Restructure gives Adcock profit a boost
Pharmaceutical group increases overall revenue 7%
Pharmaceutical group Adcock Ingram has managed to turn its rest of Africa operations profitable, contributing to a tripling of after-tax profit in the year to end-June.
Adcock Ingram grew overall revenue by 7% to R5.96bn and after-tax profit was up 213% to R561m in the year to end-June.
The group declared a final dividend of 76c, taking its total for the year to R1.39, a 34% increase on the prior year’s R1.04.
Over-the-counter (OTC) medicines are Adcock Ingram’s second-biggest contributor to revenue but biggest contributor profit. Its OTC division grew revenue by 11% to R1.8bn, contributing 31% of group revenue.
It was only three years ago that a leadership team was grappling with crucial legacy matters
Adcock Ingram says the process of re-engineering its business has borne fruit and allowed it to claw back profit in a tough operating environment.
The pharmaceutical company said on Friday the shake-up of the leadership team had also restored its trusted reputation in SA.

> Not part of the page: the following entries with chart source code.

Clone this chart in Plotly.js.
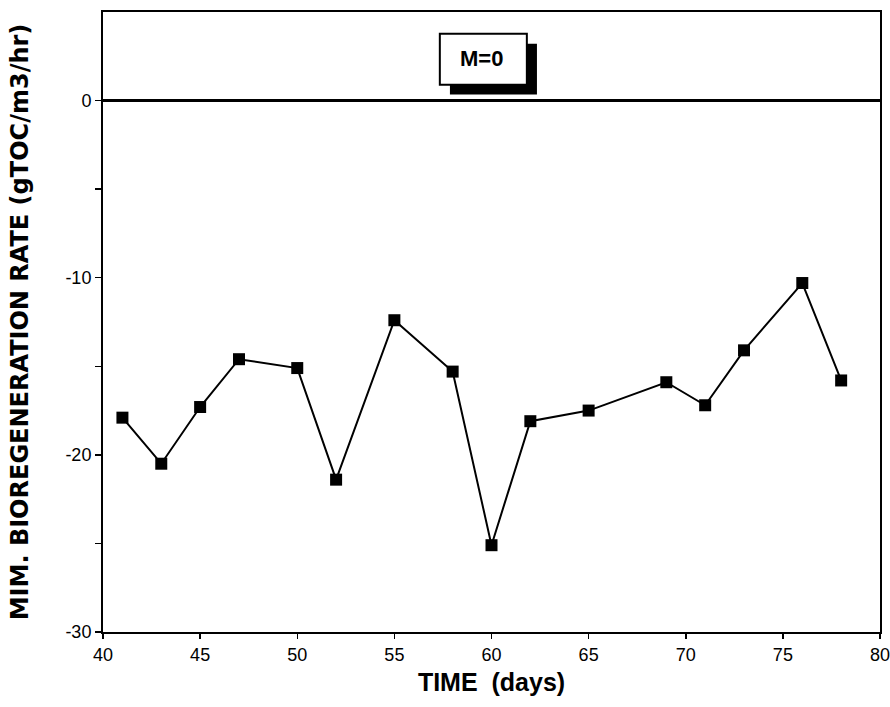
<!DOCTYPE html>
<html>
<head>
<meta charset="utf-8">
<script src="https://cdn.plot.ly/plotly-3.0.1.min.js"></script>
<style>html,body{margin:0;padding:0;background:#fff;}#chart{width:890px;height:707px;}</style>
</head>
<body>
<div id="chart"></div>
<script>
const timeDays = [41, 43, 45, 47, 50, 52, 55, 58, 60, 62, 65, 69, 71, 73, 76, 78];
const rateValues = [-17.9, -20.5, -17.3, -14.6, -15.1, -21.4, -12.4, -15.3, -25.1, -18.1, -17.5, -15.9, -17.2, -14.1, -10.3, -15.8];
const yTickVals = [-30, -25, -20, -15, -10, -5, 0];
const yTickText = ['-30', '', '-20', '', '-10', '', '0'];
const xTickVals = [40, 45, 50, 55, 60, 65, 70, 75, 80];
const xTickText = ['40', '45', '50', '55', '60', '65', '70', '75', '80'];
const labelText = '<b>M=0</b>';

const font = 'Liberation Sans, Arial, sans-serif';
const wide = 'DejaVu Sans, Liberation Sans, sans-serif';

const trace = {
  x: timeDays, y: rateValues, mode: 'lines+markers', type: 'scatter',
  line: {color: '#000', width: 2},
  marker: {symbol: 'square', size: 12, color: '#000'},
  showlegend: false, cliponaxis: false
};

const layout = {
  width: 890, height: 707,
  margin: {l: 103, r: 10, t: 12, b: 75},
  paper_bgcolor: '#fff', plot_bgcolor: '#fff',
  font: {family: font, color: '#000', size: 15},
  xaxis: {
    range: [40, 80], tickvals: xTickVals, ticktext: xTickText,
    ticks: 'outside', ticklen: 5, tickwidth: 1.5, tickcolor: '#000',
    ticklabeloverflow: 'allow',
    showline: true, linecolor: '#000', linewidth: 2, mirror: true,
    showgrid: false, zeroline: false,
    tickfont: {size: 18, family: font},
    title: {text: '<b>TIME  (days)</b>', font: {size: 25, family: font}, standoff: 10}
  },
  yaxis: {
    range: [-30, 5], tickvals: yTickVals, ticktext: yTickText,
    ticks: 'outside', ticklen: 6, tickwidth: 1.5, tickcolor: '#000',
    ticklabeloverflow: 'allow',
    showline: true, linecolor: '#000', linewidth: 2, mirror: true,
    showgrid: false, zeroline: true, zerolinecolor: '#000', zerolinewidth: 2.5,
    tickfont: {size: 18, family: font},
    title: {text: '<b>MIM. BIOREGENERATION RATE (gTOC/m3/hr)</b>', font: {size: 24, family: wide}, standoff: 30}
  },
  shapes: [
    {type: 'rect', xref: 'x', yref: 'y', x0: 57.86, x1: 62.34, y0: 0.34, y1: 3.21,
     fillcolor: '#000', line: {width: 0}, layer: 'above'},
    {type: 'rect', xref: 'x', yref: 'y', x0: 57.34, x1: 61.82, y0: 0.9, y1: 3.77,
     fillcolor: '#fff', line: {color: '#000', width: 2}, layer: 'above'}
  ],
  annotations: [
    {x: 59.5, y: 2.35, xref: 'x', yref: 'y', text: labelText, showarrow: false,
     font: {size: 22, family: font, color: '#000'}}
  ]
};

Plotly.newPlot('chart', [trace], layout, {displayModeBar: false, staticPlot: true});
</script>
</body>
</html>
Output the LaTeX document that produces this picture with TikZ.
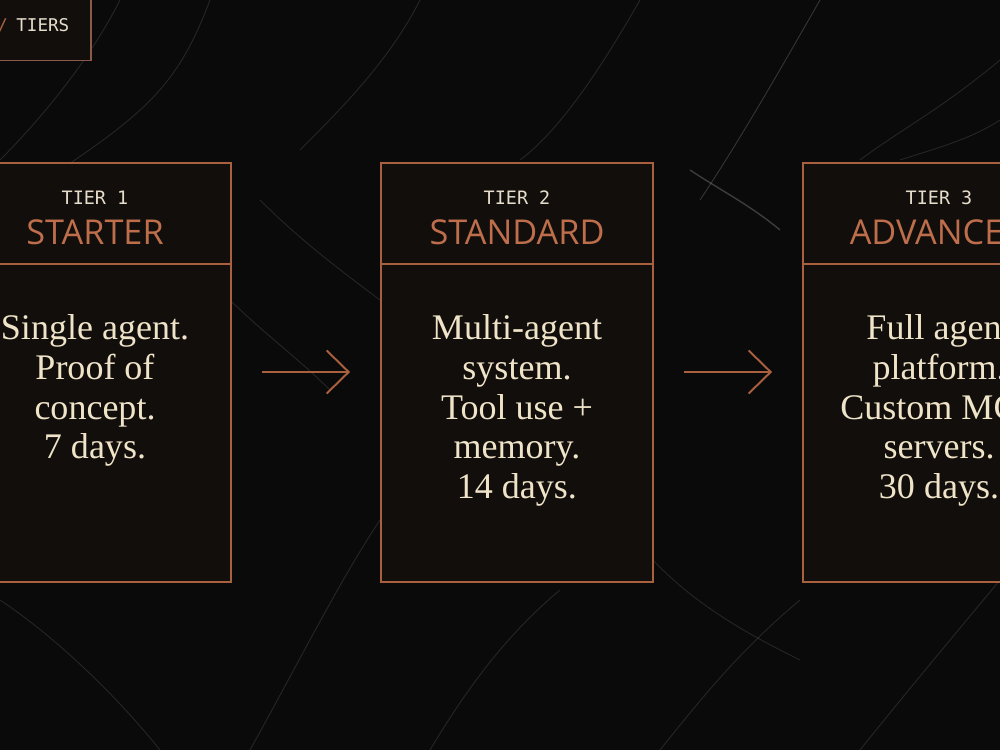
\documentclass[tikz,border=0pt]{standalone}
\usepackage{fontspec}
\setmainfont{Liberation Serif}
\newfontfamily\titlefont{Open Sans}
\newfontfamily\monofont{DejaVu Sans Mono}
\usetikzlibrary{arrows.meta}
\definecolor{bgc}{HTML}{0B0A0A}
\definecolor{boxfill}{HTML}{110E0C}
\definecolor{edge}{HTML}{A9603F}
\definecolor{titlec}{HTML}{BE6E4B}
\definecolor{labelc}{HTML}{E6DDCB}
\definecolor{bodyc}{HTML}{F0E4C8}
\definecolor{tagedge}{HTML}{8B5A4A}
\definecolor{streak}{HTML}{9A9A96}
\tikzset{
  tierbox/.style={draw=edge, line width=1.1pt, fill=boxfill, minimum width=5.44cm, minimum height=8.38cm, inner sep=0pt},
  tierlabel/.style={font=\monofont\fontsize{10.5}{12}\selectfont, text=labelc, inner sep=0pt},
  tiertitle/.style={font=\titlefont\fontsize{19.5}{22}\selectfont, text=titlec, inner sep=0pt},
  tierbody/.style={font=\fontsize{20.5}{22.7}\selectfont, text=bodyc, align=center, inner sep=0pt, anchor=north},
  flow/.style={draw=edge, line width=1.1pt, -{Straight Barb[length=0.44cm, width=0.86cm, line width=1.1pt]}, shorten <=0.6cm, shorten >=0.6cm},
  vein/.style={draw=streak, line width=0.5pt, opacity=0.2},
  divider/.style={draw=edge, line width=1.1pt}
}
\begin{document}
\begin{tikzpicture}[x=0.02cm, y=-0.02cm]
\useasboundingbox (0,0) rectangle (1000,750);
\clip (0,0) rectangle (1000,750);
\fill[bgc] (0,0) rectangle (1000,750);
% marble veins
\draw[vein] (120,0) .. controls (90,60) and (40,120) .. (0,160);
\draw[vein] (210,0) .. controls (180,80) and (150,110) .. (60,170);
\draw[vein] (420,0) .. controls (390,60) and (340,110) .. (300,150);
\draw[vein] (640,0) .. controls (600,70) and (560,130) .. (520,160);
\draw[vein, opacity=0.3] (820,0) .. controls (780,70) and (740,140) .. (700,200);
\draw[vein, opacity=0.35, line width=0.8pt] (690,170) .. controls (720,190) and (750,205) .. (780,230);
\draw[vein] (1000,60) .. controls (940,110) and (900,130) .. (860,160);
\draw[vein] (1000,120) .. controls (970,140) and (930,150) .. (900,160);
\draw[vein] (380,520) .. controls (340,580) and (300,660) .. (250,750);
\draw[vein] (560,590) .. controls (500,640) and (460,700) .. (430,750);
\draw[vein] (800,600) .. controls (740,650) and (700,700) .. (660,750);
\draw[vein] (1000,580) .. controls (950,640) and (900,700) .. (860,750);
\draw[vein] (230,300) .. controls (260,330) and (300,360) .. (330,390);
\draw[vein] (653,560) .. controls (700,610) and (760,640) .. (800,660);
\draw[vein] (0,600) .. controls (60,640) and (120,700) .. (160,750);
\draw[vein] (260,200) .. controls (300,240) and (340,270) .. (380,300);
% tag box
\node[draw=tagedge, line width=1pt, fill=boxfill, minimum width=2.52cm, minimum height=1.62cm, inner sep=0pt] (tag) at (28,20) {};
\node[font=\monofont\fontsize{10}{12}\selectfont, text=edge, anchor=base west, inner sep=0pt] (slash) at (-3,32) {/};
\node[font=\monofont\fontsize{10}{12}\selectfont, text=labelc, anchor=base west, inner sep=0pt] (tagtext) at (16,32) {TIERS};
% boxes
\node[tierbox] (b1) at (95,372.5) {};
\node[tierbox] (b2) at (517,372.5) {};
\node[tierbox] (b3) at (939,372.5) {};
\foreach \b in {b1,b2,b3}{
  \draw[divider] ([yshift=-2.04cm]\b.north west) -- ([yshift=-2.04cm]\b.north east);
}
% headers
\node[tierlabel] (l1) at (95,198) {TIER 1};
\node[tierlabel] (l2) at (517,198) {TIER 2};
\node[tierlabel] (l3) at (939,198) {TIER 3};
\node[tiertitle] (t1) at (95,232) {STARTER};
\node[tiertitle] (t2) at (517,232) {STANDARD};
\node[tiertitle] (t3) at (939,232) {ADVANCED};
% bodies
\node[tierbody] (d1) at (95,314) {Single agent.\\Proof of\\concept.\\7 days.};
\node[tierbody] (d2) at (517,314) {Multi-agent\\system.\\Tool use +\\memory.\\14 days.};
\node[tierbody] (d3) at (939,314) {Full agent\\platform.\\Custom MCP\\servers.\\30 days.};
% arrows
\draw[flow] (b1.east |- 0,372) -- (b2.west |- 0,372);
\draw[flow] (b2.east |- 0,372) -- (b3.west |- 0,372);
\end{tikzpicture}
\end{document}
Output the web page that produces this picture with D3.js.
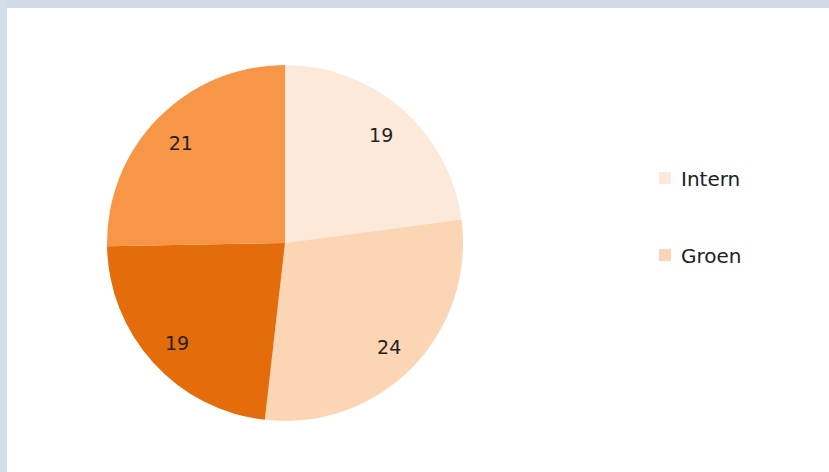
<!DOCTYPE html>
<html>
<head>
<meta charset="utf-8">
<script src="https://cdn.jsdelivr.net/npm/d3@7"></script>
<style>
  html, body { margin: 0; padding: 0; background: #ffffff; }
  svg { display: block; }
</style>
</head>
<body>
<script>
// slices in drawing order, clockwise from 12 o'clock
var categories = ['Intern', 'Groen', 'Cat3', 'Cat4'];
var values = [19, 24, 19, 21];
var colors = ['#fde9d9', '#fcd5b5', '#e46c0a', '#f79646'];
// only the first two legend entries are visible in the picture
var legendItems = ['Intern', 'Groen'];

var width = 829, height = 472;
var cx = 285, cy = 243, radius = 178;

var svg = d3.select('body').append('svg')
    .attr('width', width)
    .attr('height', height);

// frame: light blue band on top and left
svg.append('rect').attr('x', 0).attr('y', 0).attr('width', width).attr('height', height).attr('fill', '#ffffff');
svg.append('rect').attr('x', 0).attr('y', 0).attr('width', width).attr('height', 8).attr('fill', '#cfdae6');
svg.append('rect').attr('x', 0).attr('y', 0).attr('width', 7).attr('height', height).attr('fill', '#d3deea');

var pie = d3.pie().sort(null).value(function (d) { return d; });
var arc = d3.arc().innerRadius(0).outerRadius(radius);
var labelArc = d3.arc().innerRadius(radius * 0.82).outerRadius(radius * 0.82);

var g = svg.append('g').attr('transform', 'translate(' + cx + ',' + cy + ')');

var slices = g.selectAll('g.slice')
    .data(pie(values))
    .enter()
    .append('g')
    .attr('class', 'slice');

slices.append('path')
    .attr('d', arc)
    .attr('fill', function (d, i) { return colors[i]; });

slices.append('text')
    .attr('transform', function (d) {
        var c = labelArc.centroid(d);
        return 'translate(' + c[0] + ',' + (c[1] + 2) + ')';
    })
    .attr('text-anchor', 'middle')
    .attr('dominant-baseline', 'central')
    .attr('font-family', 'DejaVu Sans, sans-serif')
    .attr('font-size', 19)
    .attr('fill', '#222222')
    .text(function (d) { return d.data; });

// legend
var legend = svg.append('g').attr('transform', 'translate(659,172)');
var items = legend.selectAll('g')
    .data(legendItems)
    .enter()
    .append('g')
    .attr('transform', function (d, i) { return 'translate(0,' + i * 77 + ')'; });

items.append('rect')
    .attr('width', 12)
    .attr('height', 12)
    .attr('fill', function (d, i) { return colors[i]; });

items.append('text')
    .attr('x', 22)
    .attr('y', 7)
    .attr('dominant-baseline', 'central')
    .attr('font-family', 'DejaVu Sans, sans-serif')
    .attr('font-size', 20)
    .attr('fill', '#222222')
    .text(function (d) { return d; });
</script>
</body>
</html>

A new management was installed by Bidvest in 2014 after the group acquired a majority interest in the firm.
Bidvest’s share is about 37.5%, followed by the Public Investment Corporation with 22% and empowerment partner Ad-Izinyosi with 14.7%.
“It was only three years ago that a newly constituted leadership team at Adcock Ingram was grappling with crucial legacy matters,” said CEO Andrew Hall.
“Adcock’s business has been competently re-engineered, not only in its progressing profitability, but again, the group enjoys the respect of its national customer base.”
Adcock Ingram grew overall revenue 7% to R5.96bn and aftertax profit was up 213%, at R561m in the year to end-June.
Kagiso Asset Management associate portfolio manager Aslam Dalvi said Adcock’s management had executed well across several areas and had delivered a good result in a very challenging environment.
“Overall profit growth in this period was supported by very strong cost control, good pricing and the benefit of a stronger currency in the second half of the year which supported gross margin expansion,” said Dalvi.
“While we expect the operating environment to remain challenging, the increased focus on product innovation, higher investment in sales and a disciplined focus on costs should all support medium-term earnings growth,” he said.
Over-the-counter (OTC) medicines are Adcock Ingram’s second-biggest contributor to revenue, but the biggest contributor to profit.
Its OTC division grew revenue 11%, to R1.8bn, contributing 31% of group revenue, while trading profit grew 10%, to R342m, contributing 47% of the group’s total.
The group’s operations in Zimbabwe and Kenya swung to a profit in the period under review. Adcock said this was partly due to the OTC division’s takeover of management responsibility in Kenya “to exercise better control over operations in that region”.
The two operations collectively reported a trading profit of R2.7m from a trading loss of R3.5m for the corresponding period a year earlier.
Adock said its new financial year would be fraught with challenges such as low economic growth, currency volatility, global instability and political uncertainty. However, it said its strategy would remain the same. “The strategy of the group remains the pursuit of additional sector opportunities, by acquisition or partnership ... preferably without the immediate need for material capital expenditure and infrastructure,” Adcock said.
The group declared a final dividend of 76c, taking its total for the year to R1.39, a 34% increase on the prior year’s R1.04. In the year to date, the share price is up 34.8%.